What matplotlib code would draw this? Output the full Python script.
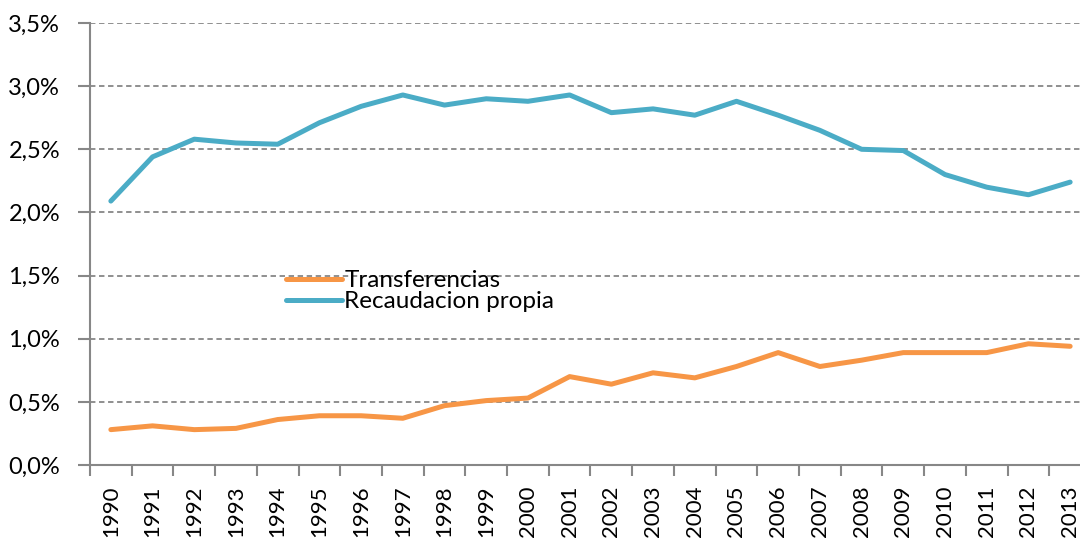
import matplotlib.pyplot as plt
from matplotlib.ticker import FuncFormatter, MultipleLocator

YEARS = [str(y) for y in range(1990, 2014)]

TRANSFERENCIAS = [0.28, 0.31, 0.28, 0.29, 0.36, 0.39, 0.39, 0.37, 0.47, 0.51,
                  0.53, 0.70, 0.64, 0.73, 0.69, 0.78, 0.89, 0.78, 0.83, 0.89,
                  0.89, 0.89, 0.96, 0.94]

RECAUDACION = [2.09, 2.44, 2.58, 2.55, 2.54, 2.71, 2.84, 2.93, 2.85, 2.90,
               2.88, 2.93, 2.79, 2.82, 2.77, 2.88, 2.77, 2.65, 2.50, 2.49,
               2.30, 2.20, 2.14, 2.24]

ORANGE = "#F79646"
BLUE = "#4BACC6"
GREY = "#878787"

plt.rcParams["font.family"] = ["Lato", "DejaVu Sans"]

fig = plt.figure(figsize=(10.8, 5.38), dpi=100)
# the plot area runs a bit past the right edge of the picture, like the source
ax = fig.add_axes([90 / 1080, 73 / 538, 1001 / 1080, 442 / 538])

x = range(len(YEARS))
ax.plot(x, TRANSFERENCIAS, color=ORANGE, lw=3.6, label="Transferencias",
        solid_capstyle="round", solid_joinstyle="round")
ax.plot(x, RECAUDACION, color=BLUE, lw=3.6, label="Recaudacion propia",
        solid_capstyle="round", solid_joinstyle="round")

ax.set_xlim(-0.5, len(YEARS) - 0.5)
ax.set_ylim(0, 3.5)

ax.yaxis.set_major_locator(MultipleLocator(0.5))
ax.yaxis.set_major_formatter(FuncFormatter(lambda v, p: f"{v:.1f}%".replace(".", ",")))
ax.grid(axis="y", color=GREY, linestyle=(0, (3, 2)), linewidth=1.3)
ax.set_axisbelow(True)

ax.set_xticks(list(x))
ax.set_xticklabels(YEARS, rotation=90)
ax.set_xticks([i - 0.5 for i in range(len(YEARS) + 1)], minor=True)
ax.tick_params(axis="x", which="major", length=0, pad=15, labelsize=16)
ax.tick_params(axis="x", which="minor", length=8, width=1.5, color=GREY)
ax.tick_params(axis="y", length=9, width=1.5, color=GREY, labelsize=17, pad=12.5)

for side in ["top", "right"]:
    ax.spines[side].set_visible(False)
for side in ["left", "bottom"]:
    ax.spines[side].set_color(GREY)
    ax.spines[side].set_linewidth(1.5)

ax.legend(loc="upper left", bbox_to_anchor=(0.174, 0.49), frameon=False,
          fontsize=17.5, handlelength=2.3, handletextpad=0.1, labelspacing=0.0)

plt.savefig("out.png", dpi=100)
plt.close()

> _Goal_
Copy out the whole listing exactly, and don't carry over any pictures.

> _Response to the task_
What matplotlib code would draw this? Output the full Python script.
import matplotlib.pyplot as plt
from matplotlib.ticker import FuncFormatter, MultipleLocator

YEARS = [str(y) for y in range(1990, 2014)]

TRANSFERENCIAS = [0.28, 0.31, 0.28, 0.29, 0.36, 0.39, 0.39, 0.37, 0.47, 0.51,
                  0.53, 0.70, 0.64, 0.73, 0.69, 0.78, 0.89, 0.78, 0.83, 0.89,
                  0.89, 0.89, 0.96, 0.94]

RECAUDACION = [2.09, 2.44, 2.58, 2.55, 2.54, 2.71, 2.84, 2.93, 2.85, 2.90,
               2.88, 2.93, 2.79, 2.82, 2.77, 2.88, 2.77, 2.65, 2.50, 2.49,
               2.30, 2.20, 2.14, 2.24]

ORANGE = "#F79646"
BLUE = "#4BACC6"
GREY = "#878787"

plt.rcParams["font.family"] = ["Lato", "DejaVu Sans"]

fig = plt.figure(figsize=(10.8, 5.38), dpi=100)
# the plot area runs a bit past the right edge of the picture, like the source
ax = fig.add_axes([90 / 1080, 73 / 538, 1001 / 1080, 442 / 538])

x = range(len(YEARS))
ax.plot(x, TRANSFERENCIAS, color=ORANGE, lw=3.6, label="Transferencias",
        solid_capstyle="round", solid_joinstyle="round")
ax.plot(x, RECAUDACION, color=BLUE, lw=3.6, label="Recaudacion propia",
        solid_capstyle="round", solid_joinstyle="round")

ax.set_xlim(-0.5, len(YEARS) - 0.5)
ax.set_ylim(0, 3.5)

ax.yaxis.set_major_locator(MultipleLocator(0.5))
ax.yaxis.set_major_formatter(FuncFormatter(lambda v, p: f"{v:.1f}%".replace(".", ",")))
ax.grid(axis="y", color=GREY, linestyle=(0, (3, 2)), linewidth=1.3)
ax.set_axisbelow(True)

ax.set_xticks(list(x))
ax.set_xticklabels(YEARS, rotation=90)
ax.set_xticks([i - 0.5 for i in range(len(YEARS) + 1)], minor=True)
ax.tick_params(axis="x", which="major", length=0, pad=15, labelsize=16)
ax.tick_params(axis="x", which="minor", length=8, width=1.5, color=GREY)
ax.tick_params(axis="y", length=9, width=1.5, color=GREY, labelsize=17, pad=12.5)

for side in ["top", "right"]:
    ax.spines[side].set_visible(False)
for side in ["left", "bottom"]:
    ax.spines[side].set_color(GREY)
    ax.spines[side].set_linewidth(1.5)

ax.legend(loc="upper left", bbox_to_anchor=(0.174, 0.49), frameon=False,
          fontsize=17.5, handlelength=2.3, handletextpad=0.1, labelspacing=0.0)

plt.savefig("out.png", dpi=100)
plt.close()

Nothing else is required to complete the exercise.